I had read one some time ago, but there was another recently that speculated basically the same thing. The decision on expansion are 100% based on tv revenue which is 100% based on football. The reality is that college sports were regionalized for very practical reasons. And those reasons are immutable.
No consideration whatsoever was given for the non-revenue sports (which tells how much they care about the non-revenue sports). People brush the logistics aside ("they'll work themselves out') but there simply is no good solution to those non-revenue sports which play a lot of mid-week games and fly commercially. No amount of logistical strategizing can change the fact that you have schools located 3,000 miles apart.

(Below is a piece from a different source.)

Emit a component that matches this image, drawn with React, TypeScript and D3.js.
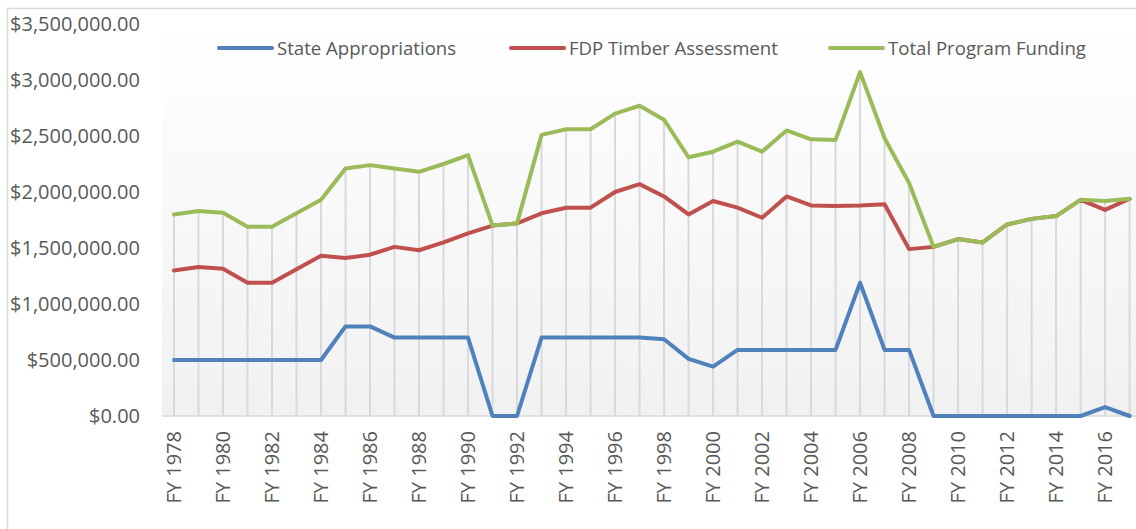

The minimum distance between the pre-existing Big 10 schools and the new additions will be 1,500 miles. By comparison, prior to their expansion, the maximum distanced between Big 10 members was 1,300 miles. Now the max distance is 3,000 miles.
On top of that you have the fact that most of these affected kids are actual student-athletes, not the football players who live a pampered life. They actually have to go to class, write papers, do homework, take tests, pass classes, etc. You're gonna be flying kids across 2 time zones and back again in the middle of the week while expecting them to get up and go to class and carry on studies and practice all while dealing with jet lag. Utterly miserable.
Expansion is a very short-sighted decision, to say the least.
Aside from the student-athlete aspect, there is the fan aspect, which is quite a distant second concern. But how many PSU fans will really be able to make the trip out to Eugene, OR? I don't know how/why fans continue to put up with it. But we just keep forking over our dough like mindless drones.